Gary Moore biography
Robert William Gary Moore (4 April 1952 - 6 February 2011), was a Northern Irish musician, most widely recognised as a singer and virtuoso guitarist.
In a career dating back to the 1960s, Moore played with musicians including Phil Lynott and Brian Downey during his teens, leading him to memberships with the Irish bands Skid Row and Thin Lizzy. Moore shared the stage with such blues and rock musicians as B.B. King, Albert King, Albert Collins, George Harrison, and Greg Lake, as well as having a successful solo career. He guested on a number of albums recorded by high-profile musicians.
Moore grew up on Castleview Road opposite Stormont Parliament Buildings, off the Upper Newtownards Road in east Belfast, as one of five children of a promoter named Bobby and housewife, Winnie. He left the city as a teenager, because of troubles in his family - his parents parted a year later - just as The Troubles were starting in Northern Ireland.
Moore started performing at a young age, having picked up a battered acoustic guitar at the age of eight. He got his first quality guitar at the age of 14, learning to play the right-handed instrument in the standard way despite being left-handed.
Aiming to become a musician, he moved to Dublin at the age of 16. Moore's greatest influence in the early days was guitarist Peter Green of Fleetwood Mac who was a mentor to Moore when performing in Dublin. Green's continued influence on Moore was later repaid as a tribute to Green on his 1995 album Blues for Greeny, an album consisting entirely of Green compositions. On this tribute album, Moore played Green's 1959 Les Paul Standard guitar which Green had lent to Moore after leaving Fleetwood Mac. Moore ultimately purchased the guitar, at Green's request, so that "it would have a good home". Other early musical influences were artists such as Albert King, Elvis Presley, The Shadows and The Beatles. Later, having seen Jimi Hendrix and John Mayall's Bluesbreakers in his home town of Belfast, his own style was developing into a blues-rock sound that would be the dominant form of his career in music.
In Dublin, Moore joined the group Skid Row with Noel Bridgeman and Brendan "Brush" Shiels. It was with this group that he earned a reputation in the music industry, and his association with Phil Lynott began.
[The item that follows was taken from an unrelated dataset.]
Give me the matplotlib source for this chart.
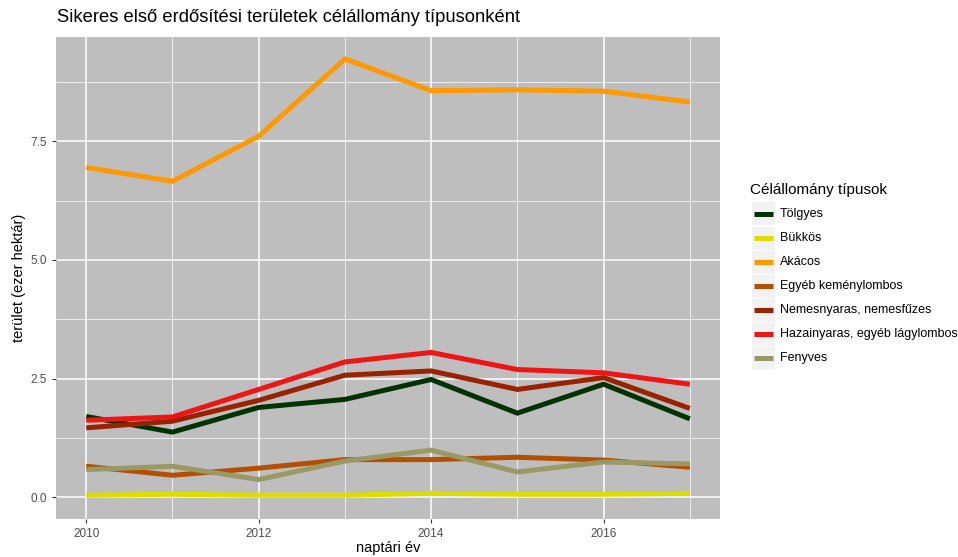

In 1970, Moore moved to England and remained there, apart from two short periods in the United States. In 1973, under the moniker "The Gary Moore Band" he released his first solo album in 1973, Grinding Stone . "Grinding Stone" was issued in North America on Neil Kempfer-Stocker's fledgling record label imprint Cosmos and received "Album of the Year" accolades on KTAC-FM/Seattle-Tacoma, Washington in 1974.
In 1974 he re-joined Lynott, when he first joined Thin Lizzy after the departure of founding member Eric Bell.
From 1975 to August 1978, he was a member of Colosseum II. With the band he also collaborated with Andrew Lloyd Webber on the composer's Variations album in 1978.